REVIEW
The Wife
Stars: 4.5
Starring Glenn Close, Jonathan Pryce, Christian Slater, Max Irons, Harry Lloyd, Annie Starke, Elizabeth McGovern and Alix Wilton Regan
Written by Jane Anderson
Directed by Björn Runge
Rated: PG for coarse language and sexual content
Runtime: 100 minutes
Now playing at Landmark Cinemas (Edmonton City Centre)
Is it just that I’m getting older or do I immediately find older actors immensely more watchable, more expressive, more interesting than their younger counterparts most of the time?
Truthfully, it’s not just me: many older actors are seasoned veterans and simply know what they’re doing. They know how to be expressive of face. They understand nuance of body language. They can offer a knowing inflection in their voices.
An excellent case in point is The Wife, director Björn Runge’s adaptation of the novel by Meg Wolitzer. The story itself might use the awarding of a Nobel Prize for Literature to celebrated writer Joe Castleman (Jonathan Pryce) as the catalyst during the opening minutes but this is not a story that celebrates this guy. His wife, Joan Castleman (the incomparable Glenn Close) is our hero.
Upon the news of Castleman’s grand prize, Joan finds herself re-evaluating many things in her life. This comes through a series of flashbacks to when she was a writer herself as well as his mistress during his first marriage. They serve as counterpoints to current situations where she discovers that Joe has become flirtatious with the Nobel committee’s young female photographer.

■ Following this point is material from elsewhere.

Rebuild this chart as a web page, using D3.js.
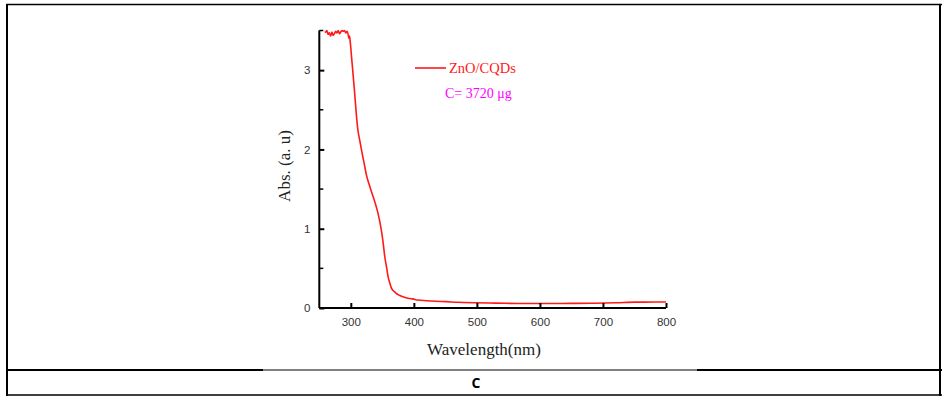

Like America’s silver-haired version of Judi Dench, Close is austere and reserved yet you can sense the passion simmering under the surface. She has deserved an Oscar a million times and always been denied. OK, it’s really only six times that she has been nominated but there are numerous films where she has proven her mettle with strong characters and strong performances such as Albert Nobbs, Dangerous Liaisons, The World According to Garp, Reversal of Fortune, The Paper ... I could go on. Even in 101 Dalmatians, the pre-eminent Disney live action remake of a cartoon classic, she was brilliant, perfect, memorable. A revelation. Those are all the qualities that warrant an Academy Award for Best Actress. If she doesn’t win such a prize for this film, I pledge to stage a one-man strike against Hollywood.
But back to the film.
The Wife premiered a full year ago at the Toronto International Film Festival but I couldn’t imagine a better time for this time to reach the public at large. The character of Joe Castleman is a right bastard: a blowhard, selfish, overbearing jerk who is doting on the daughter, standoffish toward the son and more than a bit bossy towards his wife. Maybe he does deserve his Nobel. Probably. But that doesn’t make him a prince.
Pryce is perfect in his role, too. Joe is only satisfied being the star of everything, even his family. If Joan could have been a great writer early on in their relationship, it would have destroyed his career. He gets what he wants, when he wants it.
Again, this is Close’s film. There are secondary female characters – the daughter, the Nobel photographer, even the younger Joan during the flashbacks – but otherwise this film is populated with men. She carries the full emotional weight of the plot as, dare I say, the long-suffering wife of a bestselling author. She’s the one who gave it all up to support him and have his children. He even says that he would be nothing without her. What he doesn’t say is what she had to endure so that he could achieve.
This is the age of #MeToo, Cosby going to jail, and that Supreme Court mess in the United States where Christine Blasey Ford proved herself a hero in a big room beset with men in power. That’s just one of the many reasons this film is a resonant masterpiece about who champions really are. I’m a writer, too, but I left this film saying that no Nobel Prize in Literature is worth the trouble he puts his family through.